Josué Nahúm Galdámez Domínguez (born December 18, 1982, in Usulután, El Salvador) is a former Salvadoran professional footballer.

==Club career==
He started his professional career at Second Division side El Vencedor and made his debut at the highest level, the Primera División de Fútbol de El Salvador, for a five year tenure with Municipal Limeño.

He then joined Salvadoran giants Águila together with his Municipal Limeño teammates Edwin González and Deris Umanzor only to leave them after a short spell for Chalatenango. In 2007, he returned to Municipal Limeño, then at the second level but jumped back to the Primera División with Atlético Balboa.

==International career==
Galdámez made his debut for El Salvador in a March 2001 friendly match against Guatemala and has earned a total of 54 caps, scoring 11 goals.
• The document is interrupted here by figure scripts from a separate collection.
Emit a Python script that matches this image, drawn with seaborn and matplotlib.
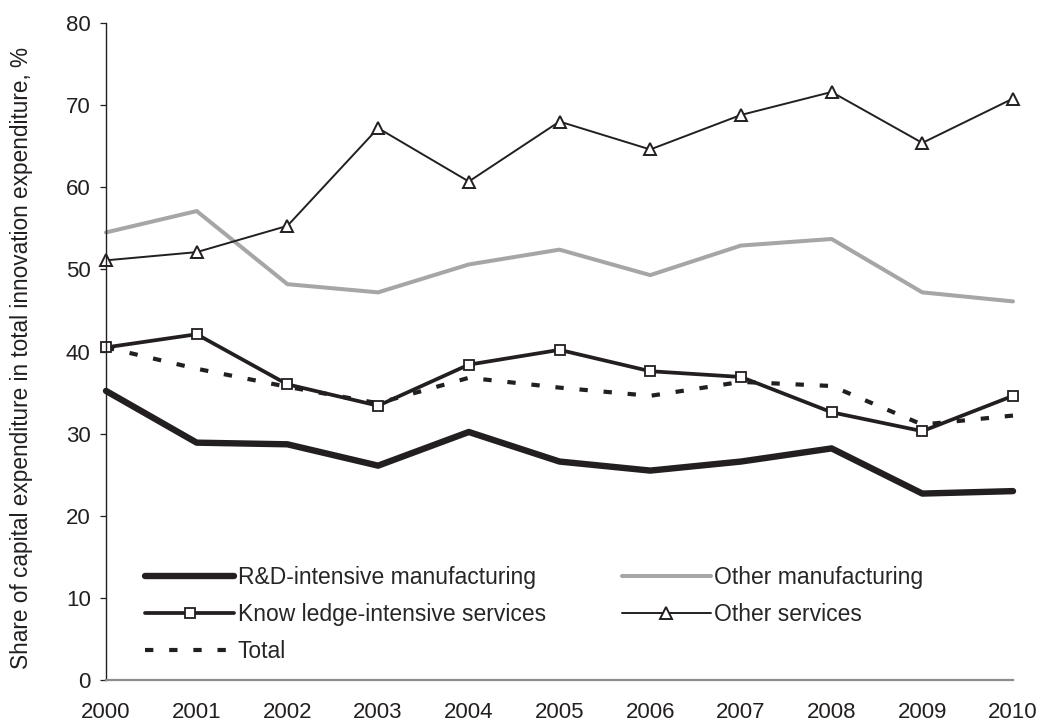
import matplotlib
matplotlib.use("Agg")
import matplotlib.pyplot as plt
import seaborn as sns

# --- data ---
years = [2000, 2001, 2002, 2003, 2004, 2005, 2006, 2007, 2008, 2009, 2010]
rd_manuf = [35.2, 28.9, 28.7, 26.1, 30.2, 26.6, 25.5, 26.6, 28.2, 22.7, 23.0]
other_manuf = [54.5, 57.1, 48.2, 47.2, 50.6, 52.4, 49.3, 52.9, 53.7, 47.2, 46.1]
kis = [40.5, 42.1, 36.0, 33.4, 38.4, 40.2, 37.6, 36.9, 32.6, 30.3, 34.6]
other_serv = [51.1, 52.1, 55.3, 67.2, 60.7, 68.0, 64.6, 68.8, 71.6, 65.4, 70.8]
total = [40.5, 37.9, 35.7, 33.7, 36.8, 35.6, 34.6, 36.3, 35.8, 31.1, 32.2]

ink = "#231f20"

sns.set_theme(style="white")
plt.rcParams["font.family"] = ["Liberation Sans", "DejaVu Sans"]

fig = plt.figure(figsize=(10.41, 7.24), dpi=100)
ax = fig.add_axes([106 / 1041, 44 / 724, 907 / 1041, 657 / 724])

h_rd = sns.lineplot(x=years, y=rd_manuf, ax=ax, color=ink, lw=4.6,
                    label="R&D-intensive manufacturing").lines[-1]
h_om = sns.lineplot(x=years, y=other_manuf, ax=ax, color="#a6a6a6", lw=2.9,
                    label="Other manufacturing").lines[-1]
h_tot = sns.lineplot(x=years, y=total, ax=ax, color=ink, lw=3.0,
                     label="Total").lines[-1]
h_tot.set_dashes((2.0, 3.8))
h_tot.set_dash_capstyle("butt")
h_kis = sns.lineplot(x=years, y=kis, ax=ax, color=ink, lw=2.7, marker="s",
                     markersize=7.2, markerfacecolor="white", markeredgecolor=ink,
                     markeredgewidth=1.3, label="Know ledge-intensive services").lines[-1]
h_os = sns.lineplot(x=years, y=other_serv, ax=ax, color=ink, lw=1.4, marker="^",
                    markersize=8.5, markerfacecolor="white", markeredgecolor=ink,
                    markeredgewidth=1.4, label="Other services").lines[-1]
for ln in ax.lines:
    ln.set_clip_on(False)

ax.set_xlim(2000, 2010)
ax.set_ylim(0, 80)
ax.set_xticks(years)
ax.set_xticklabels([str(y) for y in years])
ax.set_yticks(range(0, 81, 10))

for s in ["top", "right"]:
    ax.spines[s].set_visible(False)
ax.spines["left"].set_color(ink)
ax.spines["left"].set_linewidth(1.0)
ax.spines["bottom"].set_color("#8c8c8c")
ax.spines["bottom"].set_linewidth(1.6)
ax.tick_params(axis="y", direction="out", length=4, width=0.9, color=ink,
               labelsize=16, labelcolor=ink, pad=7, left=True)
ax.tick_params(axis="x", length=0, labelsize=16, labelcolor=ink, pad=16)

ax.set_ylabel("Share of capital expenditure in total innovation expenditure, %",
              fontsize=16.3, color=ink)
ax.yaxis.set_label_coords(-0.08, 0.49)
ax.set_xlabel("")

handles = [h_rd, h_kis, h_tot, h_om, h_os]
labels = ["R&D-intensive manufacturing", "Know ledge-intensive services", "Total",
          "Other manufacturing", "Other services"]
ax.legend(handles, labels, ncol=2, frameon=False, loc="upper left",
          bbox_to_anchor=(0.043, 0.174), handlelength=3.9, handletextpad=0.15,
          labelspacing=0.62, columnspacing=3.3, borderpad=0, borderaxespad=0,
          prop={"size": 16.5})

fig.savefig("out.png", dpi=100)
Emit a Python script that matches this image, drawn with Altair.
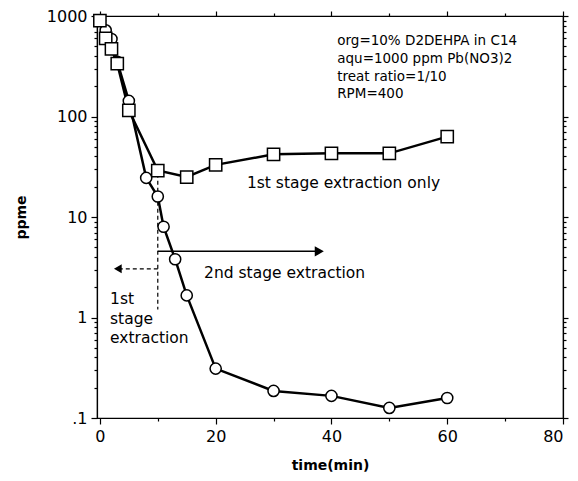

He has represented his country in 18 FIFA World Cup qualification matches and played at the 2001, 2003 and 2007 UNCAF Nations Cups as well as at the 2002 CONCACAF Gold Cup.

His final international game was a February 2007 UNCAF Nations Cup match, against Guatemala.

===International goals===
Scores and results list El Salvador's goal tally first.

| # | Date | Venue | Opponent | Score | Result | Competition |
|---|---|---|---|---|---|---|
| 1 | 3 June 2001 | Estadio Olímpico Metropolitano, San Pedro Sula, Honduras | Costa Rica | 1-0 | 1-1 | 2001 UNCAF Nations Cup |
| 2 | 9 February 2003 | Estadio Rommel Fernández, Panama City, Panama | Panama | 1-1 | 2-1 | 2003 UNCAF Nations Cup |

==Post-football career==
Galdámez currently own and run JG Sport, who currently sponsors Salvadoran club El Vencedor.